Sheryn, the collapse of a company that you both work for and hold shares in is stressful. You are forced to make decisions while in a negative frame of mind. Consider your options carefully and please seek professional assistance.

Mortgage: you may have to rent out to save your property
Steve Blaker from Logical Financial Management in Sydney

Sheryn, being in a potentially precarious position, you are unfortunately caught between a rock and a hard place.

An "interest-only" option is usually available for investors, not owner occupiers. Worst-case scenario, based on the possibility of losing your employment in the near future, I suggest you change the loan purpose to investment and rent out the property. You can then switch to interest only to reduce your monthly repayments.

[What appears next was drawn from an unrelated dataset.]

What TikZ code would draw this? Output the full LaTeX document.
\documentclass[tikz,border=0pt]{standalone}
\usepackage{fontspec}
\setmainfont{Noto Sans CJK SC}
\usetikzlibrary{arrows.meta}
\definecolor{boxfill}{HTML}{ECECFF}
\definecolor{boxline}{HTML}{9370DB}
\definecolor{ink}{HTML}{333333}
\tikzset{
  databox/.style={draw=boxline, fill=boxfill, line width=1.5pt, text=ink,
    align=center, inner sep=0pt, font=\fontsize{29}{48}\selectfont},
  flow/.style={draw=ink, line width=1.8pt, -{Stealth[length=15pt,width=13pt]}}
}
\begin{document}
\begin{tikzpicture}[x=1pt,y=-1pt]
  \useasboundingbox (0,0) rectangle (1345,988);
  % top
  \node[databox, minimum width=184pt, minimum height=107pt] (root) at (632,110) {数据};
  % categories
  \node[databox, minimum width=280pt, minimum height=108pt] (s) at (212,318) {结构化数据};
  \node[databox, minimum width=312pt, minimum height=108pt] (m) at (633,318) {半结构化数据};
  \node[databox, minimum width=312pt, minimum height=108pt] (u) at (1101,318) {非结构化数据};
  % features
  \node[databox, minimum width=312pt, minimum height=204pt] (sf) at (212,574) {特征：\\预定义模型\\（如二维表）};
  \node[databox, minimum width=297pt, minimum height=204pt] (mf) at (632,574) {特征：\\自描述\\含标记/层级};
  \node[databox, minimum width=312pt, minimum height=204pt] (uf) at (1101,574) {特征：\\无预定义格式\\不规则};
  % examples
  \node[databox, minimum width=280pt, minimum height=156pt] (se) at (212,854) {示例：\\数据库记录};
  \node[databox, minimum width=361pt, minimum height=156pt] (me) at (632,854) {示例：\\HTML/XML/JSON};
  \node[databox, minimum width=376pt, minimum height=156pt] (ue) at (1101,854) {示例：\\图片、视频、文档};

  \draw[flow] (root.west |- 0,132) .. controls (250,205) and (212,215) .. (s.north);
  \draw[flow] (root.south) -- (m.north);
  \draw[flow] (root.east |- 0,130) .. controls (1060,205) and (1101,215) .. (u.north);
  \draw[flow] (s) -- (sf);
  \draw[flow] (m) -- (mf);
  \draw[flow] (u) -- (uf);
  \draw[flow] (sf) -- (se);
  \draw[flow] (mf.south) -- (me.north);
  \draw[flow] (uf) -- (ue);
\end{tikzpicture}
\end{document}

The rent you receive will help you meet your repayments without resorting to personal savings. It should also allow you to hold on to your current property for when your financial affairs improve.

As you are already halfway into an introductory rate on the Bankwest gold variable introductory rate loan, there would be exit fees of $220, plus an early repayment fee of $1000 if you repaid the loan within three years.

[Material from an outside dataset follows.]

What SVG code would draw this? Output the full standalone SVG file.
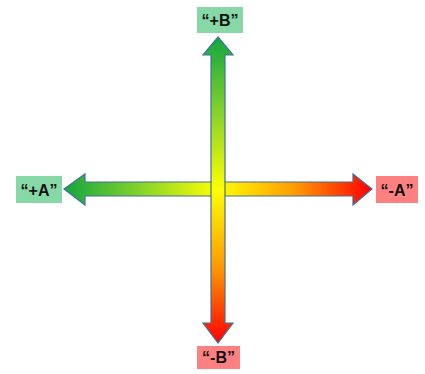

The better alternative is to go to Bankwest to see if you can change the loan purpose at a small variation fee, currently $350. This is economically more viable for you. You then have an option to rent something more affordable.

To positively gear another property, you would need to have equity in your existing property with little or no debt owing on it. As your loan-to-value ratio stands at 84 per cent LVR, this would not be possible. Even if it was, this would be a very dangerous strategy to adopt without a reliable source of employment income.

Steve Blaker is an authorised representative of Associated Planners Financial Services.

Super: you can find it, but you might not be able to get access to it
Paul Moran from Melbourne's Cameron Walshe

LET'S get that negative idea of living on a single mother's pension right out of your head, Sheryn.

For starters, there is no such thing. Second, living on the Newstart allowance of about $14,000-$15,000 a year, including an amount for your daughter, is no bed of roses. Your longer-term aspirations, and the reason you bought the property in the first place, will be severely compromised.

At 39 (sorry to rub it in!), you should have more idea where your super is.

You could try using the Tax Office web page (www.ato.gov.au/superprofessionals/content.asp?doc=/content/16442.htm), which has a lot of detail on how to track it down.

There is no rule of thumb as to how much super you should have, but I often like to see twice your retirement income goal by the time you reach 40. Without any additional contributions, I would estimate that you might have $60,000-plus.

It is difficult to access your super, even in emergencies. The rules for accessing based on financial hardship are onerous, and include being in receipt of unemployment benefits for six months.

You should head down to Centrelink soon to check on your potential entitlements. It is best to be fully informed ahead of time. You also need to be talking to employment agencies about employment opportunities. Is child maintenance a possibility if your income is lower?

Not withstanding this, there appears to be little room to move from a budget perspective.